小时候跟小伙伴在一起玩得正带劲,忽然一回头,看到了自己的爸爸或妈妈从旁边经过,就急忙扯直了嗓音大喊:“爸爸(妈妈)你做么事哎?”得到了他们的答复,就觉得心情十分舒畅,格外开心快乐。那时候拥有父母双亲就是自己的快乐之源。
上学后,每次从学校回家,脚还没踏进门槛,也不管妈妈在不在家,就大声喊“妈妈—”。然后就直奔厨房,不管三七二十一,掀开锅盖,打开碗柜,找吃的,肚子似乎总是填不饱。充满了饥饿感,是计划经济时代留给我最深的忆念。那时候父母就是自己的精神和物质的双重支柱。
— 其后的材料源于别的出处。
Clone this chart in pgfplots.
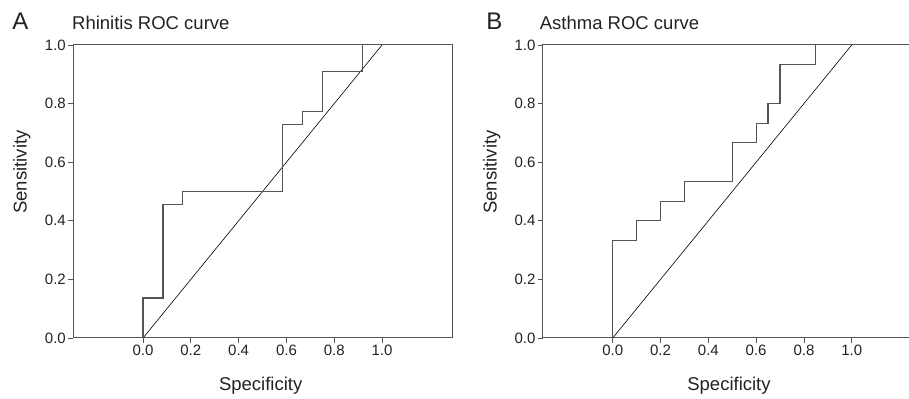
\documentclass[border=0pt]{standalone}
\usepackage{pgfplots}
\pgfplotsset{compat=1.18}
\usepackage{fontspec}
\setmainfont{Liberation Sans}
\definecolor{axgray}{HTML}{555555}
\definecolor{txt}{HTML}{222222}
\pgfplotsset{
  rocaxis/.style={
    anchor=south west, scale only axis,
    width=379.3bp, height=293bp,
    xmin=-0.293, xmax=1.294, ymin=0, ymax=1,
    xtick={0,0.2,0.4,0.6,0.8,1.0},
    ytick={0,0.2,0.4,0.6,0.8,1.0},
    tick pos=left, tick align=outside,
    major tick length=5bp,
    tick style={axgray, line width=0.8bp},
    axis line style={axgray, line width=1bp},
    /pgf/number format/assume math mode=true,
    /pgf/number format/fixed, /pgf/number format/fixed zerofill,
    /pgf/number format/precision=1,
    ticklabel style={font=\fontsize{15bp}{18bp}\selectfont, text=txt},
    yticklabel style={inner sep=2bp},
    xticklabel style={inner sep=2bp},
    clip=false,
  }
}
\begin{document}
\begin{tikzpicture}
\useasboundingbox (0,0) rectangle (909bp,399bp);
\begin{axis}[rocaxis, at={(73bp,61bp)}]
\addplot[black, line width=0.6bp] coordinates {(0,0) (1,1)};
\addplot[axgray, line width=1.2bp] coordinates {
(0,0) (0,0.1364) (0.0833,0.1364) (0.0833,0.4545) (0.1667,0.4545) (0.1667,0.5)
(0.5833,0.5) (0.5833,0.7273) (0.6667,0.7273) (0.6667,0.7727) (0.75,0.7727)
(0.75,0.9091) (0.9167,0.9091) (0.9167,1)};
\end{axis}
\begin{axis}[rocaxis, at={(542.7bp,61bp)}]
\addplot[black, line width=0.6bp] coordinates {(0,0) (1,1)};
\addplot[axgray, line width=1.2bp] coordinates {
(0,0) (0,0.3333) (0.1,0.3333) (0.1,0.4) (0.2,0.4) (0.2,0.4667) (0.3,0.4667)
(0.3,0.5333) (0.5,0.5333) (0.5,0.6667) (0.6,0.6667) (0.6,0.7333) (0.65,0.7333)
(0.65,0.8) (0.7,0.8) (0.7,0.9333) (0.85,0.9333) (0.85,1)};
\end{axis}
\begin{scope}[every node/.style={inner sep=0pt, text=txt}]
\node[anchor=base west, font=\fontsize{24bp}{28bp}\selectfont] at (12.2bp,369bp) {A};
\node[anchor=base west, font=\fontsize{24bp}{28bp}\selectfont] at (486.2bp,369bp) {B};
\node[anchor=base west, font=\fontsize{18.5bp}{22bp}\selectfont] at (72bp,369bp) {Rhinitis ROC curve};
\node[anchor=base west, font=\fontsize{18.5bp}{22bp}\selectfont] at (539.7bp,369bp) {Asthma ROC curve};
\node[anchor=base, font=\fontsize{18.5bp}{22bp}\selectfont] at (260.7bp,9bp) {Specificity};
\node[anchor=base, font=\fontsize{18.5bp}{22bp}\selectfont] at (729bp,9bp) {Specificity};
\node[anchor=base, rotate=90, font=\fontsize{18.5bp}{22bp}\selectfont] at (26.7bp,227bp) {Sensitivity};
\node[anchor=base, rotate=90, font=\fontsize{18.5bp}{22bp}\selectfont] at (496.7bp,227bp) {Sensitivity};
\end{scope}
\end{tikzpicture}
\end{document}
参加工作后,回家的时间少了,再有事无事找妈妈就觉得很别扭。偶尔闲了,想家了,就打个电话:“妈妈,是我…….”言语中少了依赖和娇柔,多了关切和惦念。这时候父母就是我心底的牵挂和精神寄托,只要听知他们安然而无恙,便觉轻松释怀。
及至孩子出世,他也习惯拉着我的手,时不时娇滴滴地喊一声妈妈;再后来进幼儿园,上小学,升初中,每次到家,总是人还在门口,喊 “妈妈”的声音就先进来了。到了高中,青春期的懵懂,使得他们对妈妈的那种依赖,已经在越来越明显的男子汉的气概下逐步地减弱了。
现在大部分时间,家中只有我和老公两个人,因为各自有一个糊口的饭碗,每天必须早出晚归。虽然我们正处于少年夫妻和老来伴的过度,也似乎逐渐体会到了朝夕相伴、相依为命的感觉。
从呱呱坠地对母乳和母亲怀抱的温馨依恋,到孩提时对父母的撒娇和依赖,到结婚后对伴侣的关心和瞻顾,其实不过是你我对自己最亲最近人的一种纯粹信任和精神依托。
只要你在,我就心安。
其实不管你是谁,不管你在哪里,不管是同处一室或咫尺天涯,驻扎在心底那份最真切最纯洁的深情,就在十指紧扣,或一呼一应,或电话两头。